Faction represented in the Knesset
- 1995–1996: Likud

Personal details
- Born: 19 May 1943 (age 82) Jerusalem, Mandatory Palestine

= Yosef Ahimeir =

Israeli journalist and former politician

Yosef "Yossi" Ahimeir (יוסף "יוסי" אחימאיר; born 19 May 1943) is an Israeli journalist and former politician, chief editor of the Hebrew ideological quarterly HaUmma. Since April 2005 he is also the director-general of the Jabotinsky Institute in Israel. Today, Ahimeir is member of the directorate of Yad Vashem and of International Board of Governors of the Ariel University Center of Samaria.

==Biography==
Ahimeir was born in Jerusalem during the Mandate era, the son of the journalist and historian Abba Ahimeir.
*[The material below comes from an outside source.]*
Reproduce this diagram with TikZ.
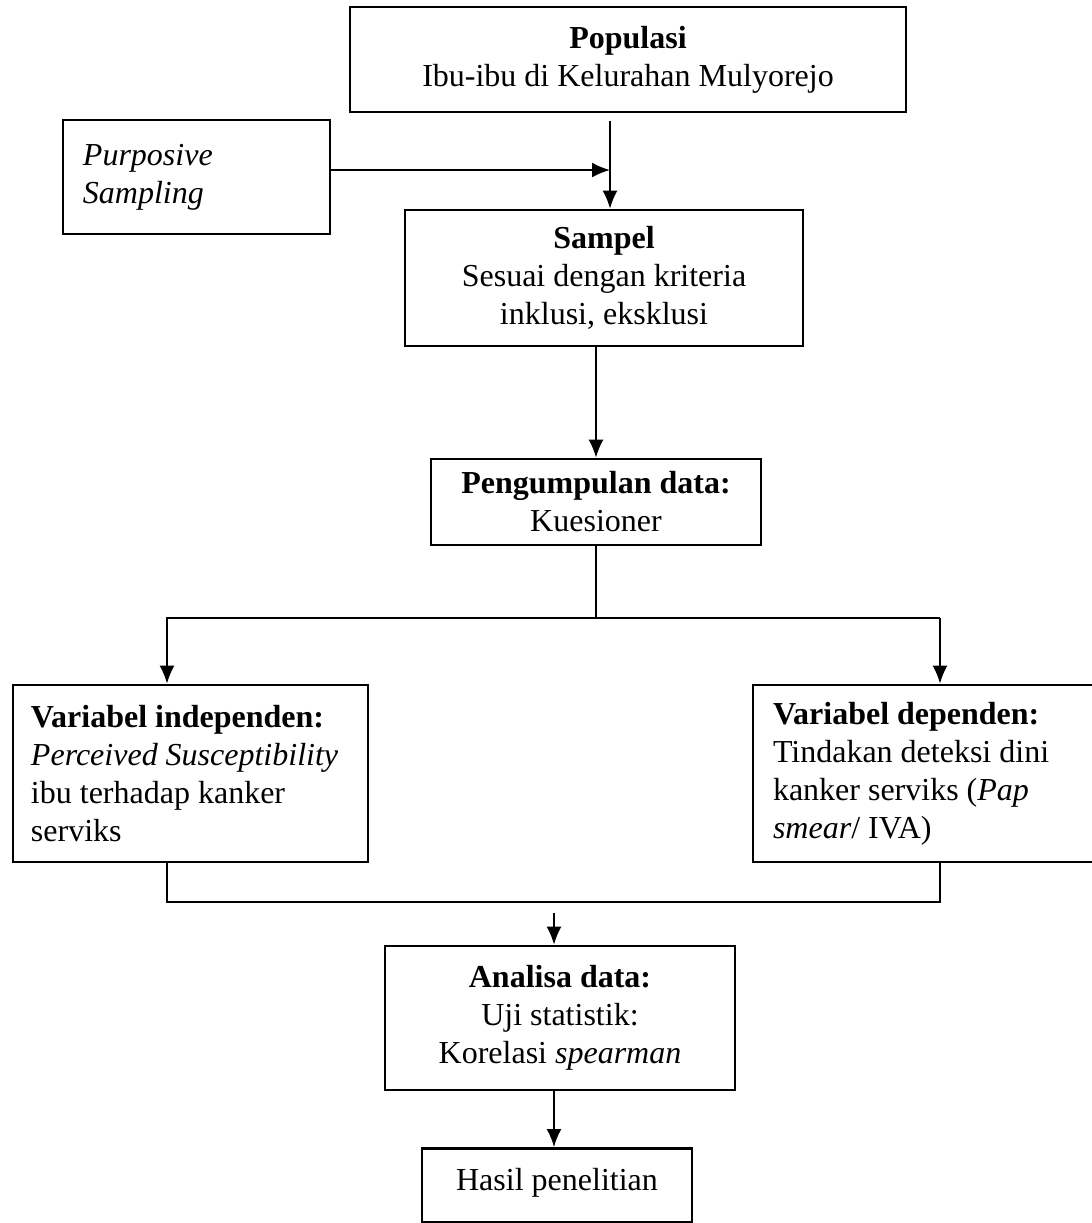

He gained a BA from Tel Aviv University and began working as a journalist at HaYom, the Gahal-affiliated newspaper, in 1966. In 1969 he moved to Maariv, where he worked until 1984.

In 1984 he became assistant to Prime Minister Yitzhak Shamir. In 1988 he was appointed Director of the Prime Minister's Office, a post he held until Shamir lost the 1992 elections.

Ahimeir was on the Likud list for the elections, and although he failed to win a seat, he entered the Knesset on 7 August 1995 as a replacement for the deceased Haim Kaufman. However, he lost his seat in the 1996 elections.

His brother, Ya'akov Ahimeir, is also a journalist.